Die Erinnerung an das römische Wunder gegen Barcelona (Hinspiel 1:4, Rückspiel 3:0) vermieste den Reds das rauschhafte Fußballspiel. Geradezu spartanisch fiel angesichts des vorherigen Spektakels die Ehrenrunde aus, sowohl die Protagonisten als auch die Zuschauer suchten zügig die Ausgänge auf. Sogar der stets gut gelaunte Jürgen Klopp hatte zunächst Mühe, seine Enttäuschung zu verbergen.

"Im Moment fühlt es sich nicht so gut an. Wenn irgendjemand sagen möchte, dass es mein Fehler war, dass wir die Treffer kassiert haben, weil ich den Stürmer wechselte, habe ich kein Problem damit. Mo ist die ganze Zeit gelaufen, und es wäre nicht hilfreich für uns gewesen, wenn er sich verletzt hätte", sagte Klopp. Als es mehrmals an der Türe zum Medienraum klopfte, ergänzte er: "Das Witzige ist: Die wollen rein, und ich will raus. Das bringt mich jetzt direkt wieder in bessere Stimmung."

Für 40 Millionen Euro kam Salah aus Rom

Bei den Fans kehrte die Freude über die furiose Leistung des eigenen Teams mit der Zeit auch wieder zurück. Am Concert Square in der Innenstadt feierten Hunderte Menschen bis in die frühen Morgenstunden hinein. Am lautesten erwiesen sie Salah die Ehre, indem sie ihn als ägyptischen König glorifizierten. Symbolisch zur Liedzeile, in der es heißt, dass Salah die Außenbahn niederrennt, sprinteten einige die Straße entlang.

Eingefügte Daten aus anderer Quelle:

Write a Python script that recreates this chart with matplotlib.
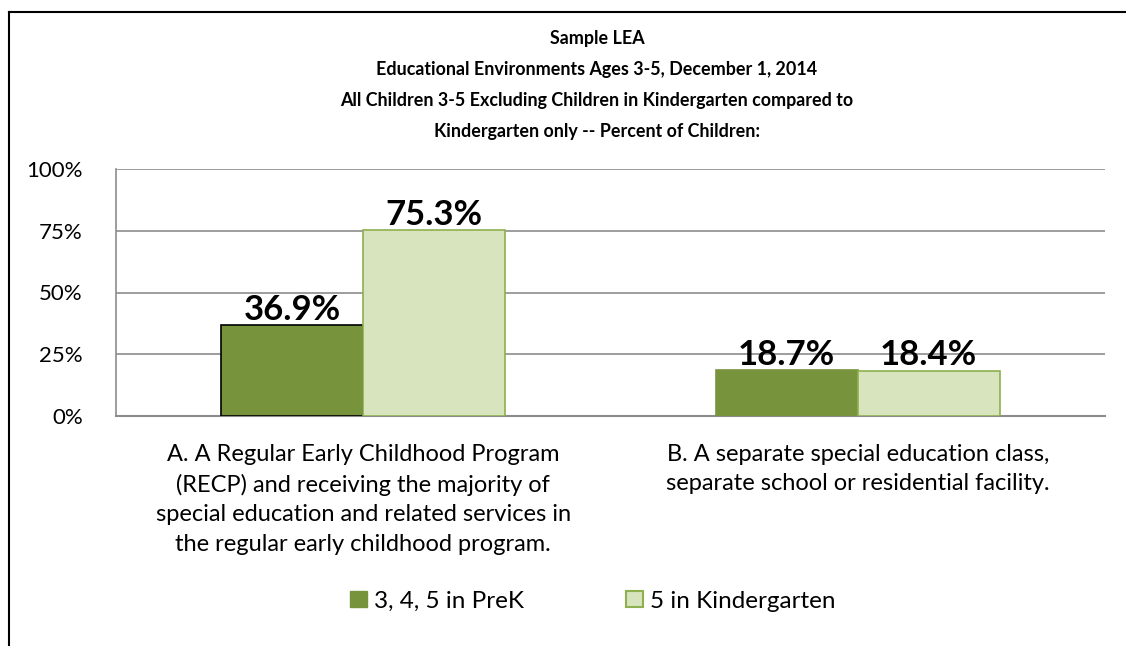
import matplotlib
matplotlib.use("Agg")
import matplotlib.pyplot as plt
from matplotlib.lines import Line2D
from matplotlib.patches import Patch

categories = ["A. A Regular Early Childhood Program\n(RECP) and receiving the majority of\nspecial education and related services in\nthe regular early childhood program.",
              "B. A separate special education class,\nseparate school or residential facility."]
series_names = ["3, 4, 5 in PreK", "5 in Kindergarten"]
prek = [36.9, 18.7]
kinder = [75.3, 18.4]
yticks = [0, 25, 50, 75, 100]
title = ("Sample LEA\nEducational Environments Ages 3-5, December 1, 2014\n"
         "All Children 3-5 Excluding Children in Kindergarten compared to\n"
         "Kindergarten only -- Percent of Children:")

plt.rcParams['font.family'] = ['Lato', 'DejaVu Sans']

fig = plt.figure(figsize=(11.26, 6.46), dpi=100)
W, H = 1126, 646
ax = fig.add_axes([116 / W, 1 - 416 / H, (1105 - 116) / W, (416 - 169) / H])

dark = "#77933C"
light = "#D7E4BD"
light_edge = "#8EB04E"
bw = 0.287
x = list(range(len(categories)))
b1 = ax.bar([i - bw / 2 for i in x], prek, width=bw, color=dark,
            edgecolor=["#000000", dark], linewidth=1.2, zorder=3)
b2 = ax.bar([i + bw / 2 for i in x], kinder, width=bw, color=light,
            edgecolor=light_edge, linewidth=1.2, zorder=3)

for bars, vals in ((b1, prek), (b2, kinder)):
    for r, v in zip(bars, vals):
        ax.text(r.get_x() + r.get_width() / 2, v - 0.3, f"{v:.1f}%",
                ha="center", va="bottom", fontsize=25, fontweight="bold",
                color="black", zorder=4)

ax.set_xlim(-0.5, 1.5)
ax.set_ylim(0, 100)
ax.set_yticks(yticks)
ax.set_yticklabels([f"{t}%" for t in yticks], fontsize=16)
ax.yaxis.grid(True, color="#8C8C8C", linewidth=1.2, zorder=0)
ax.set_axisbelow(True)
ax.set_xticks(x)
ax.set_xticklabels(categories, fontsize=17, va="top", linespacing=1.5)
ax.tick_params(axis="x", length=0, pad=20)
ax.tick_params(axis="y", length=0, pad=24)
for s in ("top", "right"):
    ax.spines[s].set_visible(False)
ax.spines["left"].set_color("#8C8C8C")
ax.spines["bottom"].set_color("#8C8C8C")
ax.spines["left"].set_linewidth(1.2)
ax.spines["bottom"].set_linewidth(1.5)

fig.text(597 / W, 1 - 30 / H, title, ha="center", va="top",
         fontsize=12.9, fontweight="bold", linespacing=1.99)

handles = [Patch(facecolor=dark, edgecolor=dark, label=series_names[0]),
           Patch(facecolor=light, edgecolor=light_edge, linewidth=1.5, label=series_names[1])]
fig.legend(handles=handles, loc="center", bbox_to_anchor=(593 / W, 1 - 601 / H),
           ncol=2, frameon=False, fontsize=17.5, handlelength=0.68, handleheight=0.68,
           handletextpad=0.3, columnspacing=4.2)

# partial border: left and top lines
fig.add_artist(Line2D([9 / W, 9 / W], [0, 1 - 12 / H], color="black", linewidth=1.5))
fig.add_artist(Line2D([9 / W, 1], [1 - 12 / H, 1 - 12 / H], color="black", linewidth=1.5))

fig.savefig("out.png", dpi=100)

Für knapp 40 Millionen Euro hatte der FC Liverpool im Sommer den 1,75 Meter großen Teufelskerl aus der italienischen Hauptstadt geholt. Was für ein Spiel wäre es wohl geworden, wenn Salah noch Römer gewesen wäre an diesem Abend? "Wenn, wenn, wenn", sagte Klopp, "wenn Neymar nicht nach Paris gegangen wäre, hätten wir vielleicht Philippe Coutinho noch bei uns."

Warnung fürs Rückspiel

Beim Führungstor knallte Klopps König den Ball aus 23 Metern mit knapp 100 Kilometern pro Stunde und 0,86 Sekunden Flugzeit in den Winkel - ein Geniestreich. Nach seinem zweiten Treffer fehlen Salah, 25, noch vier weitere Tore, um den Uraltrekord der Vereinslegende Ian Rush zu egalisieren, der in der Saison 1983/84 für Liverpool 47 Mal den Ball ins Netz schoss. "Was für ein Spieler!", sagte Klopp: "Wenn ihr denkt, dass er der Beste in der Welt ist, schreibt es oder sagt es. Ich sage, er ist in einer außerordentlichen Weltklasse-Verfassung." Die Times titelte: "Unaufhaltsam (solange Salah auf dem Platz steht)".

Der Spielverlauf mit und ohne Mohamed Salah dient dem FC Liverpool nun als Warnung für das Rückspiel am kommenden Mittwoch. Im Stadio Olimpico hat die Roma in der Champions League in dieser Saison kein Tor kassiert, es lebt die Erinnerung an die magische Nacht gegen Barcelona. "Rom muss gegen uns gewinnen. Und wir sind nicht Barcelona", sagte Klopp. Der Wahnsinn soll bei der Auswärtsreise in die ewige Stadt diesmal zu Hause bleiben.